In this workshop, we aim to promote this new line of work, i.e., predicting future human trajectories and skeleton pose dynamics jointly. We also target to introduce our new benchmark dataset and challenge including new practical settings for the problem by re-purposing existing datasets and introducing sensible metrics. We create a unified extensive evaluation system to ensure a fair comparison between different approaches, enabling participants to compete in solving the real world challenges for the problem.
The goal of the SoMoF benchmark is to predict future human trajectories and skeleton poses using information about the surrounding scene and the other humans involved. Participants are given video of the scene and labeled trajectories and poses up to some time t and must predict trajectories and poses for all individuals through some time t+T. Our data contains various challenging real-world scenarios, such as different levels of social (human-human) interactions, environmental (human-object) interactions, occluded joints, and people leaving the scene.
Submissions to the challenge will be evaluated by submitting to the SoMoF benchmark website. The top submissions will be selected based on their average performance on the SoMoF leaderboards using the VIM metric on the 3DPW dataset and the VAM metric on the PoseTrack dataset as described on the website. The winners of the challenge have an opportunity to present their work as a spotlight and poster presentation during the workshop. Each challenge submission should be followed by an extended abstract or full paper submission via our CMT webpage (see details below) or a link to an existing preprint/publication.

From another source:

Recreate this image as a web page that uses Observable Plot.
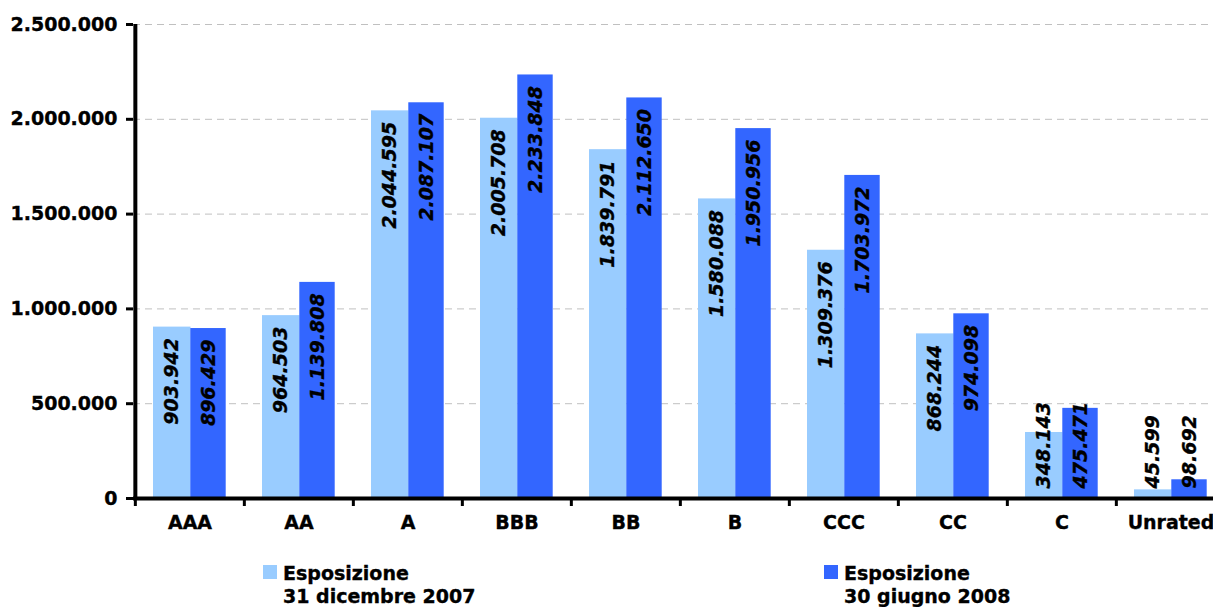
<!DOCTYPE html>
<html>
<head>
<meta charset="utf-8">
<script src="https://cdn.jsdelivr.net/npm/d3@7"></script>
<script src="https://cdn.jsdelivr.net/npm/@observablehq/plot@0.6"></script>
<style>
  html, body { margin: 0; padding: 0; background: #fff; }
  body { width: 1213px; height: 607px; overflow: hidden; position: relative;
         font-family: "DejaVu Sans", Verdana, sans-serif; }
  #chart svg text { stroke: #000; stroke-width: 0.35px; }
  #legend { position: absolute; left: 0; top: 562px; width: 1213px; height: 45px; }
  .item { position: absolute; top: 0; font-weight: bold; font-size: 19px; line-height: 23px; color: #000;
          -webkit-text-stroke: 0.35px #000; }
  .swatch { position: absolute; left: 0; top: 3px; width: 14px; height: 14px; }
  .label { position: absolute; left: 20px; top: 0; white-space: nowrap; }
</style>
</head>
<body>
<div id="chart"></div>
<div id="legend"></div>
<script>
// Rating classes on the x axis
const ratings = ["AAA", "AA", "A", "BBB", "BB", "B", "CCC", "CC", "C", "Unrated"];
// Exposure at 31 December 2007
const exposure2007 = [903942, 964503, 2044595, 2005708, 1839791, 1580088, 1309376, 868244, 348143, 45599];
// Exposure at 30 June 2008
const exposure2008 = [896429, 1139808, 2087107, 2233848, 2112650, 1950956, 1703972, 974098, 475471, 98692];
// Series names and y-axis ticks
const seriesNames = ["Esposizione\n31 dicembre 2007", "Esposizione\n30 giugno 2008"];
const yTicks = [0, 500000, 1000000, 1500000, 2000000, 2500000];

const colors = ["#99CCFF", "#3366FF"];
const it = d3.formatLocale({decimal: ",", thousands: ".", grouping: [3], currency: ["€", ""]});
const fmt = it.format(",d");

const W = 1213, H = 540;
const mTop = 24, mBottom = 42, mLeft = 133;
const band = 109.3;
const yMax = 2500000;
const pxPerUnit = (H - mTop - mBottom) / yMax;
const fontSize = 19;

const rows2007 = ratings.map((r, i) => ({rating: r, value: exposure2007[i]}));
const rows2008 = ratings.map((r, i) => ({rating: r, value: exposure2008[i]}));

// A label fits inside its bar when the bar is taller than the text plus padding
const labelLen = v => fmt(v).length * 0.62 * fontSize;
const fits = d => d.value * pxPerUnit > labelLen(d.value) + 14;

// Bar slots inside each band: light bar then dark bar (light bar tucks under the dark one)
const slot = [{l: 18, r: band - 55.8, c: 36.65}, {l: 55.3, r: band - 91, c: 73.15}];

function barMarks(rows, k) {
  const opts = {x: "rating", y: "value", fill: colors[k], insetLeft: slot[k].l, insetRight: slot[k].r};
  const center = slot[k].c - band / 2;
  const txt = {x: "rating", text: d => fmt(d.value), rotate: -90, dx: center,
               fontSize, fontWeight: "bold", fontStyle: "italic", fill: "#000", lineAnchor: "middle"};
  return [
    Plot.barY(rows, opts),
    Plot.text(rows.filter(fits), {...txt, y: "value", textAnchor: "end", dy: 11}),
    Plot.text(rows.filter(d => !fits(d)), {...txt, y: 0, textAnchor: "start", dy: -10})
  ];
}

const chart = Plot.plot({
  width: W,
  height: H,
  marginTop: mTop,
  marginBottom: mBottom,
  marginLeft: mLeft,
  marginRight: 0,
  style: {fontFamily: "'DejaVu Sans', Verdana, sans-serif", background: "white", overflow: "visible"},
  x: {domain: ratings, range: [mLeft, mLeft + band * ratings.length], padding: 0},
  y: {domain: [0, yMax]},
  marks: [
    Plot.gridY(yTicks.slice(1), {stroke: "#c0c0c0", strokeOpacity: 1, strokeDasharray: "7,5", strokeWidth: 1}),
    ...barMarks(rows2007, 0).slice(0, 1),
    ...barMarks(rows2008, 1).slice(0, 1),
    ...barMarks(rows2007, 0).slice(1),
    ...barMarks(rows2008, 1).slice(1),
    // x axis line
    Plot.ruleY([0], {stroke: "#000", strokeWidth: 4}),
    // category separator ticks below the axis
    Plot.ruleX(ratings, {x: d => d, dx: -band / 2, y1: 0, y2: 0, insetBottom: -8, stroke: "#000", strokeWidth: 3}),
    // y axis line
    Plot.ruleX([ratings[0]], {x: d => d, dx: -band / 2, y1: 0, y2: yMax, insetTop: -1, stroke: "#000", strokeWidth: 4}),
    Plot.axisY({ticks: yTicks, tickFormat: fmt, tickSize: 7, tickPadding: 9, fontSize, fontWeight: "bold",
                stroke: "#000", strokeWidth: 3, fill: "#000", label: null}),
    Plot.axisX({tickSize: 0, tickPadding: 17, fontSize, fontWeight: "bold", fill: "#000", label: null})
  ]
});
document.getElementById("chart").appendChild(chart);

// Legend below the chart
const legend = d3.select("#legend");
const legendX = [263, 824];
seriesNames.forEach((name, k) => {
  const item = legend.append("div").attr("class", "item").style("left", legendX[k] + "px");
  item.append("div").attr("class", "swatch").style("background", colors[k]);
  const lab = item.append("div").attr("class", "label");
  name.split("\n").forEach(line => lab.append("div").text(line));
});
</script>
</body>
</html>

Start of the public benchmark: May 1 00:00 PST
Close of the public benchmark: July 25 23:59 PST
(The benchmark will continue to be available for evaluation after this date, but the results will not be considered for the workshop.)
We invite researchers to submit their papers addressing topics related to human motion and pose dynamics. Relevant topics include, but are not limited to:
Submissions can follow the ICCV format (4-8 double-column pages excluding references) with the submission deadline of July 29 or extended abstract (1 page, double-column excluding references) with the submission deadline of August 30. Accepted papers have the opportunity to be presented as a poster during the workshop. However, only full papers in ICCV format will appear in the proceedings. By submitting to this workshop, the authors agree to the review process and understand that we will do our best to match papers to the best possible reviewers. The reviewing process is double-blind. Submission to the challenge is independent of the paper submission, but we encourage the authors to submit to the challenge.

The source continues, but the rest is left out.